SUPPLIED RECORDS
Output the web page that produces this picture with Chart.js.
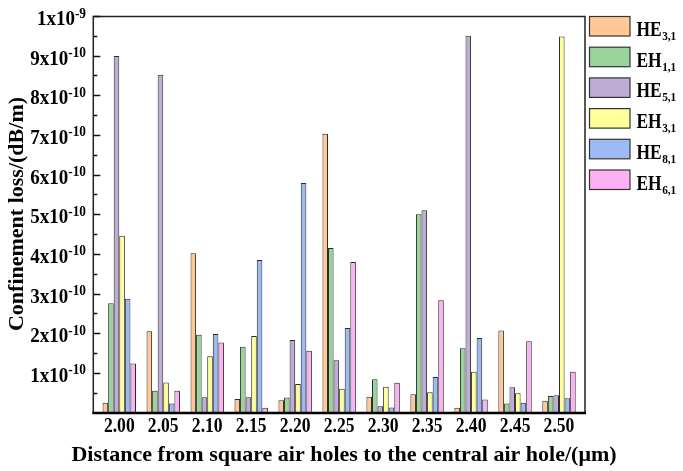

---

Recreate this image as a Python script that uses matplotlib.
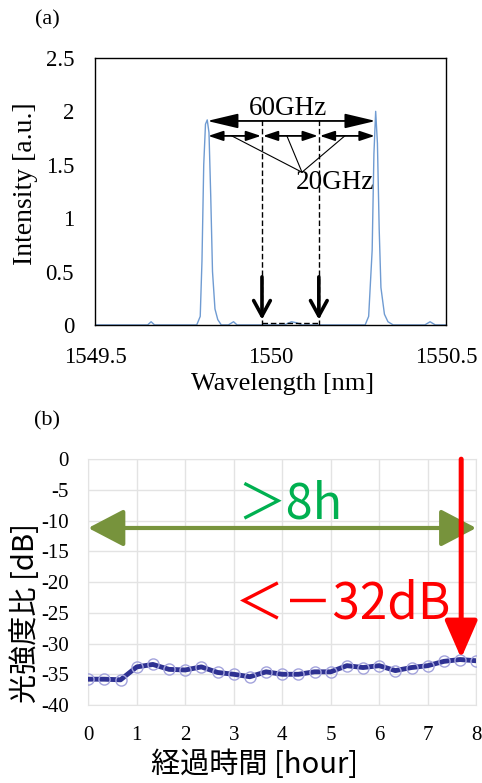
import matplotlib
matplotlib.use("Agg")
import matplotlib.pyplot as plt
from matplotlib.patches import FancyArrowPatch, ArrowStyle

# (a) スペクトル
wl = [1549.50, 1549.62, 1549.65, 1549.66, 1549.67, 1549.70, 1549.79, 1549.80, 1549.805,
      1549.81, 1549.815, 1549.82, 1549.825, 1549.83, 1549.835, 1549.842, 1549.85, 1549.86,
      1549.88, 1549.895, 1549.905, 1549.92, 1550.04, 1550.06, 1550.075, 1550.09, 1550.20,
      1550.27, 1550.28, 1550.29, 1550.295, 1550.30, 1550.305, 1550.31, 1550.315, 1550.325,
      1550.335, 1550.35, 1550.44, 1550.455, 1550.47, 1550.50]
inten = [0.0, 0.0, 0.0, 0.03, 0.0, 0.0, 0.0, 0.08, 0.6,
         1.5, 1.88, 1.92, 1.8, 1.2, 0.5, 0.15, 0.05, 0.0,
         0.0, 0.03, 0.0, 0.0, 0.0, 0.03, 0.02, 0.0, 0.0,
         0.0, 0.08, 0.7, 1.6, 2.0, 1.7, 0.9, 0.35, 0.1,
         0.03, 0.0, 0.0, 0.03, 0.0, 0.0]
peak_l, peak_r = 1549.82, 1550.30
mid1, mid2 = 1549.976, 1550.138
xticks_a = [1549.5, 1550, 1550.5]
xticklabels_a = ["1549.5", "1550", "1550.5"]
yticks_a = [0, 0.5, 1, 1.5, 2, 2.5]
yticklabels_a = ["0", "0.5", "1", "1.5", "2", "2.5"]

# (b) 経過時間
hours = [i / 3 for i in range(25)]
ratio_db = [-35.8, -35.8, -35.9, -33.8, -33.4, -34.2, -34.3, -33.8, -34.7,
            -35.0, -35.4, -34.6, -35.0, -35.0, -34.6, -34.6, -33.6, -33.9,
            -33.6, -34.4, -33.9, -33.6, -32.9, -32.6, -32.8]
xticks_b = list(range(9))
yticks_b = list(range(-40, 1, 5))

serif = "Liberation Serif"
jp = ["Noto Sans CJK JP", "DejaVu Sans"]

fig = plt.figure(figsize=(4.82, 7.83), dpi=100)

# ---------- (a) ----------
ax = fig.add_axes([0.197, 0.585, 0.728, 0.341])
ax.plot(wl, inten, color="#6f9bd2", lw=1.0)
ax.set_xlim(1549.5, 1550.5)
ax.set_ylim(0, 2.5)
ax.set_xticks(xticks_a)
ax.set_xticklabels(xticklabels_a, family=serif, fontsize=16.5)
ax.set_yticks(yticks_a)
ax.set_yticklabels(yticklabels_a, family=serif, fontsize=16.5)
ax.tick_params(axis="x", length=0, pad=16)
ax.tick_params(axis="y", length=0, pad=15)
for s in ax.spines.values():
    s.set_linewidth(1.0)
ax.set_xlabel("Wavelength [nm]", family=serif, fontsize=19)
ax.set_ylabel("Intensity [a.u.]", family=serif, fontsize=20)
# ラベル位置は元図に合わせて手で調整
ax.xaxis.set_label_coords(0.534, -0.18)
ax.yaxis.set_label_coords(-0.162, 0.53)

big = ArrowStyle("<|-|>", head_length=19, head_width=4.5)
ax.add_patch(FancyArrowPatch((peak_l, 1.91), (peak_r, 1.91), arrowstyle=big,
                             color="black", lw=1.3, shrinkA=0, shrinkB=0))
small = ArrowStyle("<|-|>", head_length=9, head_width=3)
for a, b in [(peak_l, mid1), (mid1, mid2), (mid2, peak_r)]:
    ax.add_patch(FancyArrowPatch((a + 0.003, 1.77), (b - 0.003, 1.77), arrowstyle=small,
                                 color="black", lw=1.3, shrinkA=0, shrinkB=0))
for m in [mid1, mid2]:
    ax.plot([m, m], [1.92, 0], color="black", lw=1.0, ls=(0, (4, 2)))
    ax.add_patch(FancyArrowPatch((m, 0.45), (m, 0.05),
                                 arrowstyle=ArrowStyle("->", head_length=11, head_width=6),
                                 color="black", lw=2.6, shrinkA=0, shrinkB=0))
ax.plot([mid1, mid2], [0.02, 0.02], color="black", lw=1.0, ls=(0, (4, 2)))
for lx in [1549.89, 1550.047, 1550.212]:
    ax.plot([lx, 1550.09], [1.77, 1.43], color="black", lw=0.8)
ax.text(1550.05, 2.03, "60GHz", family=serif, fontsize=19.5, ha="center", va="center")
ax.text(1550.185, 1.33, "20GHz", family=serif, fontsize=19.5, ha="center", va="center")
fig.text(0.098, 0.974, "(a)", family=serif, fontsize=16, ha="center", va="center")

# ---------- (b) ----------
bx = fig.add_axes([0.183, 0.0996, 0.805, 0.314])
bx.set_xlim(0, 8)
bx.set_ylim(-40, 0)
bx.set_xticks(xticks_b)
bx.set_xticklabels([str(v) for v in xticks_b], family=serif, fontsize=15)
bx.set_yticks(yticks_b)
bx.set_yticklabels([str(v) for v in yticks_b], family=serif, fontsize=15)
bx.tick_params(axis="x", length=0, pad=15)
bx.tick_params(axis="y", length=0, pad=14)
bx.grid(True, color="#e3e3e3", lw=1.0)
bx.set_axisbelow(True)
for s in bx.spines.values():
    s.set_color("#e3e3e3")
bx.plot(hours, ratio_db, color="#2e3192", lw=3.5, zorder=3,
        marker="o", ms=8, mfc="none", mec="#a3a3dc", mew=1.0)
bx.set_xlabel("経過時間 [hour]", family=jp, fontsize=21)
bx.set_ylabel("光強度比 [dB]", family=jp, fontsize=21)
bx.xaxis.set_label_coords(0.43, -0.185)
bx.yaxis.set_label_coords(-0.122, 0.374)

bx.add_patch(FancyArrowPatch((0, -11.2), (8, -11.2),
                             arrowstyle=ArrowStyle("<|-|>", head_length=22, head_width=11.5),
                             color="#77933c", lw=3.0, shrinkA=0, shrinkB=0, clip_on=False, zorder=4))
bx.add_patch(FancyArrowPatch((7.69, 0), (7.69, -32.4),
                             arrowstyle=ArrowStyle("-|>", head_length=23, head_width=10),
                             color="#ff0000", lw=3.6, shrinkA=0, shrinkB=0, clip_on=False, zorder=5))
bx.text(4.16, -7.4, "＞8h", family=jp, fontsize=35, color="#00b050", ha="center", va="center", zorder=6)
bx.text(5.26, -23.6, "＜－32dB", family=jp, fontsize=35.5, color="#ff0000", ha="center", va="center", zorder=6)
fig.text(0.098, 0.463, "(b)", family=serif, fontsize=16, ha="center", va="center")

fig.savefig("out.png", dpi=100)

...

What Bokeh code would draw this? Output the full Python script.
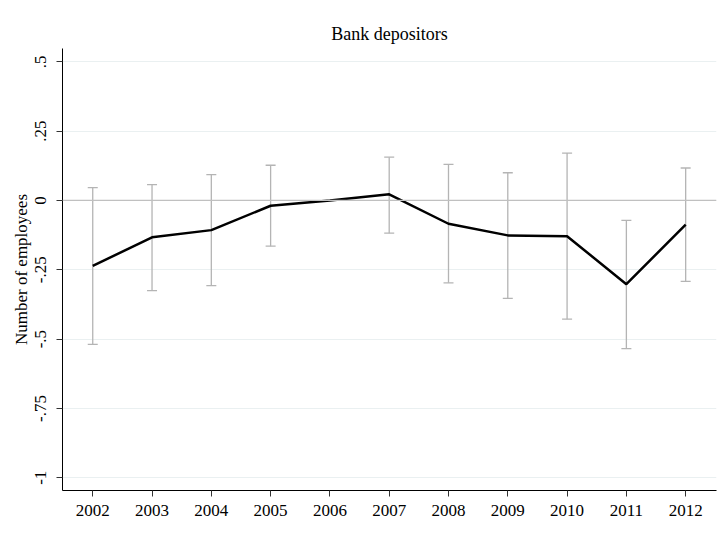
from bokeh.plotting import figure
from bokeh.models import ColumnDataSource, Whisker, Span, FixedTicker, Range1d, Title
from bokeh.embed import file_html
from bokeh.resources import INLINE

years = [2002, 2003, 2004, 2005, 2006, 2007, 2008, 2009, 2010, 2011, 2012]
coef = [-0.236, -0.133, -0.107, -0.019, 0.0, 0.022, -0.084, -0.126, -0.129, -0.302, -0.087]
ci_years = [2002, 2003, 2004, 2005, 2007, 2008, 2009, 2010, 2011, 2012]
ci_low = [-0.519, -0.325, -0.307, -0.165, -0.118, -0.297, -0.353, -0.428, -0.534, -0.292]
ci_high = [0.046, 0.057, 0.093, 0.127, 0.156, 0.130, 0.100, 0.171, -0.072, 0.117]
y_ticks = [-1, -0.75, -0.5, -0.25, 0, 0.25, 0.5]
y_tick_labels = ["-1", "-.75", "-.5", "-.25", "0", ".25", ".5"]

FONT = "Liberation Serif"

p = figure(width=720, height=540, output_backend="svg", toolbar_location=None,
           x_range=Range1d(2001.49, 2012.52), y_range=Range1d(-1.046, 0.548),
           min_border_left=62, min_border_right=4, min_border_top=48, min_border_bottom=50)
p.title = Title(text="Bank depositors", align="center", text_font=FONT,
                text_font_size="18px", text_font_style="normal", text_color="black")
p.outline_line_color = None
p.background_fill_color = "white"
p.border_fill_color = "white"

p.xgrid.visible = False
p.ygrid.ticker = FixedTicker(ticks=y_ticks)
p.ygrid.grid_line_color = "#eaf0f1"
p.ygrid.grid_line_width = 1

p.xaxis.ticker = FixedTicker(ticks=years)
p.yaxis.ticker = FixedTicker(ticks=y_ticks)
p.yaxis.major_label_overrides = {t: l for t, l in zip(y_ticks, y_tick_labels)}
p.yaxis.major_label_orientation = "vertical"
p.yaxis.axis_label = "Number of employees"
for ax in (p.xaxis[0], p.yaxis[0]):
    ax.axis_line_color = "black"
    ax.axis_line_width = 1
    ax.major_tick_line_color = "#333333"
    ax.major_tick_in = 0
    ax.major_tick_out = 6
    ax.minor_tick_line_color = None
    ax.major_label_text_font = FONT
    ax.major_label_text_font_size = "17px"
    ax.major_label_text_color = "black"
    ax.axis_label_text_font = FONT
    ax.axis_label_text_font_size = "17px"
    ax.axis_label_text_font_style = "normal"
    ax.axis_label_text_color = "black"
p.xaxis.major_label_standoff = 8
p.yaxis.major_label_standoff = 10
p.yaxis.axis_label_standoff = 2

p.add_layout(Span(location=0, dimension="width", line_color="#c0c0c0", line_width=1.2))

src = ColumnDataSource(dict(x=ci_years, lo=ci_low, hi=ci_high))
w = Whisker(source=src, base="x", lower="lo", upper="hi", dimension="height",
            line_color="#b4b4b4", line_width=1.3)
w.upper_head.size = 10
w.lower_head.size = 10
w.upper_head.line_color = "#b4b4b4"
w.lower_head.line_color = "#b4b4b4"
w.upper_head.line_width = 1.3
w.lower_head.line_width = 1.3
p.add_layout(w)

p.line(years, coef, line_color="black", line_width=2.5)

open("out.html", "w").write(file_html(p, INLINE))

EXERCISE PROMPT
Do not copy any pictures. Retype exactly the stretch from the line with "What Bokeh code" through the line with "from bokeh.resources import INLINE".

CORRECT RESULT
What Bokeh code would draw this? Output the full Python script.
from bokeh.plotting import figure
from bokeh.models import ColumnDataSource, Whisker, Span, FixedTicker, Range1d, Title
from bokeh.embed import file_html
from bokeh.resources import INLINE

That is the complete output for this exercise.